Fragen zum Abschluss
Warum hat Blumhardt nicht in seiner Zeit weitergewirkt? Was fasziniert heute? Welche Perspektiven eröffnen sich zum Weiterdenken? - Zu diesen Fragen sagte Oberkirchenrat Professor Dr. Ulrich Heckel, Blumhardt sei ein einsamer Rufer in der Wüste geblieben, weil er in seiner Zeit alle kritisiert und sich mit allen angelegt habe, mit dem Kulturprotestantismus seiner Landeskirche und mit der Sozialdemokratie. Seine Faszination bestehe darin, dass wir heute vor ähnlichen Fragen stünden wie damals. Besonders die soziale Frage sei heute vom Elend der Arbeiterschaft auf die Generationengerechtigkeit zu transformieren, und es gehe darum, wie Rechte und Pflichten in einen neuen Ausgleich gebracht werden könnten. Blumhardts Zukunftszugewandheit, seine Wachheit dafür, was Menschen umtreibe, seine Lernfähigkeit verbunden mit dem weltweiten Horizont, das sei auch heute faszinierend. Die Idee, die Welt mit Respekt als Kosmos und und als Teil der Schöpfung anzusehen, sei heute in ihrer ökologischen Dimension anziehend. Und seine Reich-Gottes-Hoffnung, die er mit Zuversicht, Optimismus und Tatkraft ins Diesseits transferiert habe, wirke ansteckend.
Viele Veranstaltungen
Rund um den 100. Todestag des engagierten Predigers, Politikers und Pazifisten aus Bad Boll, Christoph Blumhardt, wurde seine Person und faszinierende Wirkung mit einer Feier an seinem Grab, einer Tagung, einem Fest und einem Gottesdienst in Erinnerung gerufen. Mit einer Feier und einer Kranzniederlegung durch Oberkirchenrat Professor Dr. Ulrich Heckel und den SPD Landtagsabgeordneten Andreas Stoch wurde am Grab des Visionärs Blumhardts gedacht. Beim Begegnungsabend am „Tempele“ unweit der Reha-Klinik Bad Boll wurden Worte von Blumhardt vorgelesen und Musik durch das Jubel-Brass-Quartett gespielt. Das Kurhaus war mittendrin in den Gedenkfeierlichkeiten, auch als Institution in der Nachfolge Blumhardts. Bei der Gedenkfeier auf dem Friedhof blickte Chefarzt Dr. Helmut Tüchert im Namen der Reha-Klinik und des Christophsbads auf diese Tradition. Blumhardt habe gesagt: Hier auf Erden einen Himmel schaffen, und er habe für sich hier einen Himmel geschaffen. Das Kurhaus stehe im Spannungsfeld zwischen Wohltätigkeit und Wirtschaftlichkeit, und er sei froh, dass es dem Christophsbad gelungen sei, es zu bewahren. Tüchert dankte allen Spendern, die zum Erhalt des Blumhardtfriedhofs beigetragen haben oder es noch tun.

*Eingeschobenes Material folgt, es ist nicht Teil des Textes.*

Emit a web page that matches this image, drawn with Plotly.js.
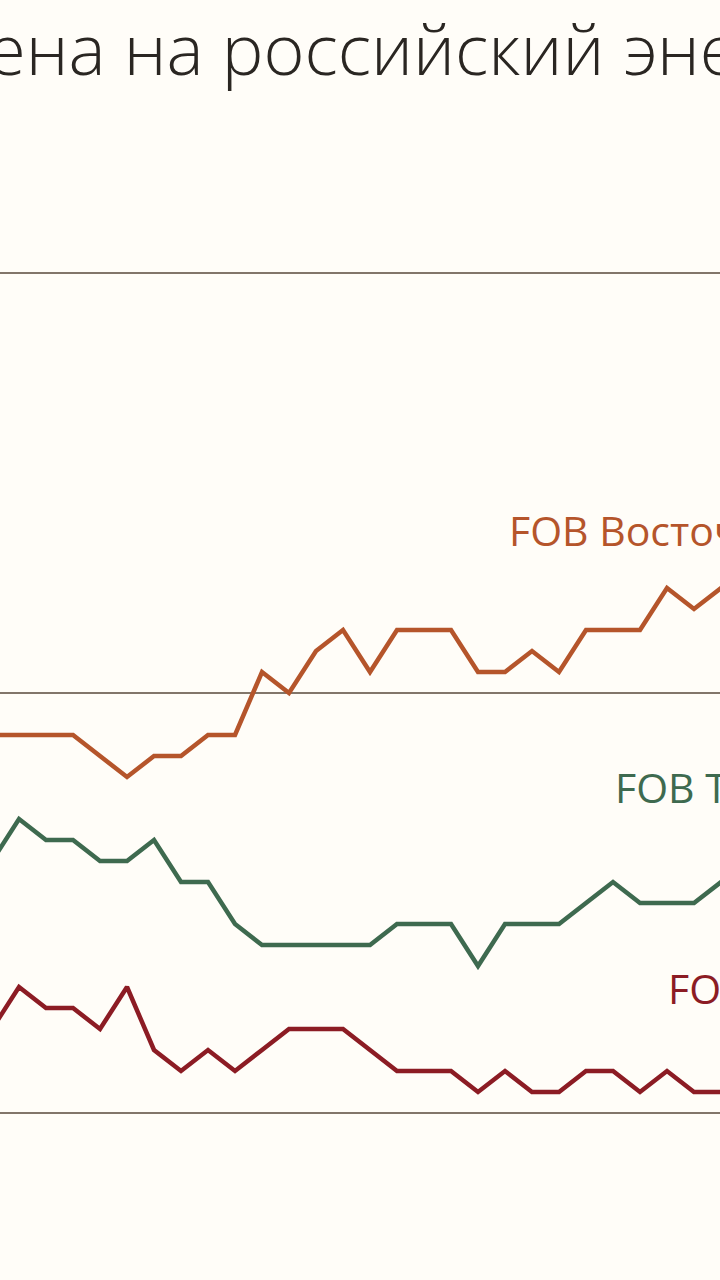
<!DOCTYPE html>
<html>
<head>
<meta charset="utf-8">
<script src="https://cdn.plot.ly/plotly-3.0.1.min.js"></script>
<style>
  html, body { margin: 0; padding: 0; background: #fffdf8; }
  #chart { width: 720px; height: 1280px; }
</style>
</head>
<body>
<div id="chart"></div>
<script>
// weekly points, the view shows a slice of a wider chart
var weeks = [1, 2, 3, 4, 5, 6, 7, 8, 9, 10, 11, 12, 13, 14, 15, 16, 17, 18, 19, 20,
             21, 22, 23, 24, 25, 26, 27, 28, 29];
var vostochny = [45, 45, 45, 45, 42.5, 40, 42.5, 42.5, 45, 45, 52.5, 50, 55, 57.5, 52.5,
                 57.5, 57.5, 57.5, 52.5, 52.5, 55, 52.5, 57.5, 57.5, 57.5, 62.5, 60, 62.5, 62.5];
var taman = [30, 35, 32.5, 32.5, 30, 30, 32.5, 27.5, 27.5, 22.5, 20, 20, 20, 20, 20,
             22.5, 22.5, 22.5, 17.5, 22.5, 22.5, 22.5, 25, 27.5, 25, 25, 25, 27.5, 30];
var baltic = [10, 15, 12.5, 12.5, 10, 15, 7.5, 5, 7.5, 5, 7.5, 10, 10, 10, 7.5,
              5, 5, 5, 2.5, 5, 2.5, 2.5, 5, 5, 2.5, 5, 2.5, 2.5, 2.5];
var gridVals = [0, 50, 100];

var colOrange = '#b5552b';
var colGreen = '#3e6a4f';
var colRed = '#8c1c24';

function line(y, color) {
  return {
    x: weeks, y: y, type: 'scatter', mode: 'lines',
    line: { color: color, width: 4.5, shape: 'linear' },
    hoverinfo: 'skip'
  };
}

var traces = [line(vostochny, colOrange), line(taman, colGreen), line(baltic, colRed)];

var labelFont = { family: 'Open Sans, sans-serif', size: 41 };

var layout = {
  width: 720, height: 1280,
  paper_bgcolor: '#fffdf8', plot_bgcolor: '#fffdf8',
  margin: { l: 0, r: 0, t: 231, b: 125 },
  showlegend: false,
  xaxis: {
    range: [1.296, 27.963], showgrid: false, zeroline: false,
    showticklabels: false, ticks: '', showline: false, fixedrange: true
  },
  yaxis: {
    range: [-5, 105], tickvals: gridVals, showgrid: true,
    gridcolor: '#82766a', gridwidth: 2, zeroline: false,
    showticklabels: false, ticks: '', showline: false, fixedrange: true
  },
  annotations: [
    {
      text: 'Цена на российский энергетический уголь',
      xref: 'paper', yref: 'paper', x: -0.0903, y: 1.1976,
      xanchor: 'left', yanchor: 'middle', showarrow: false,
      font: { family: 'Open Sans, sans-serif', size: 70, weight: 300, color: '#2a2622' }
    },
    {
      text: 'FOB Восточный', xref: 'paper', yref: 'paper', x: 0.7035, y: 0.6764,
      xanchor: 'left', yanchor: 'middle', showarrow: false,
      font: Object.assign({ color: colOrange }, labelFont)
    },
    {
      text: 'FOB Тамань', xref: 'paper', yref: 'paper', x: 0.852, y: 0.3983,
      xanchor: 'left', yanchor: 'middle', showarrow: false,
      font: Object.assign({ color: colGreen }, labelFont)
    },
    {
      text: 'FOB Балтика', xref: 'paper', yref: 'paper', x: 0.925, y: 0.1807,
      xanchor: 'left', yanchor: 'middle', showarrow: false,
      font: Object.assign({ color: colRed }, labelFont)
    }
  ]
};

Plotly.newPlot('chart', traces, layout, { displayModeBar: false, staticPlot: true });
</script>
</body>
</html>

Bei einer Tagung gab es einen Vortrag des bekannten Theologen, Professor Dr. Jürgen Moltmann, außerdem Impulse zu Blumhardts Literatursalon, fachübergreifende Gespräche sowie das Thema „Perspektiven für ein Weiterdenken“. Nach einem Fest im Kurpark feierte Landesbischof Frank Otfried July gestern in der Wandelhalle des Kurparks einen Gottesdienst.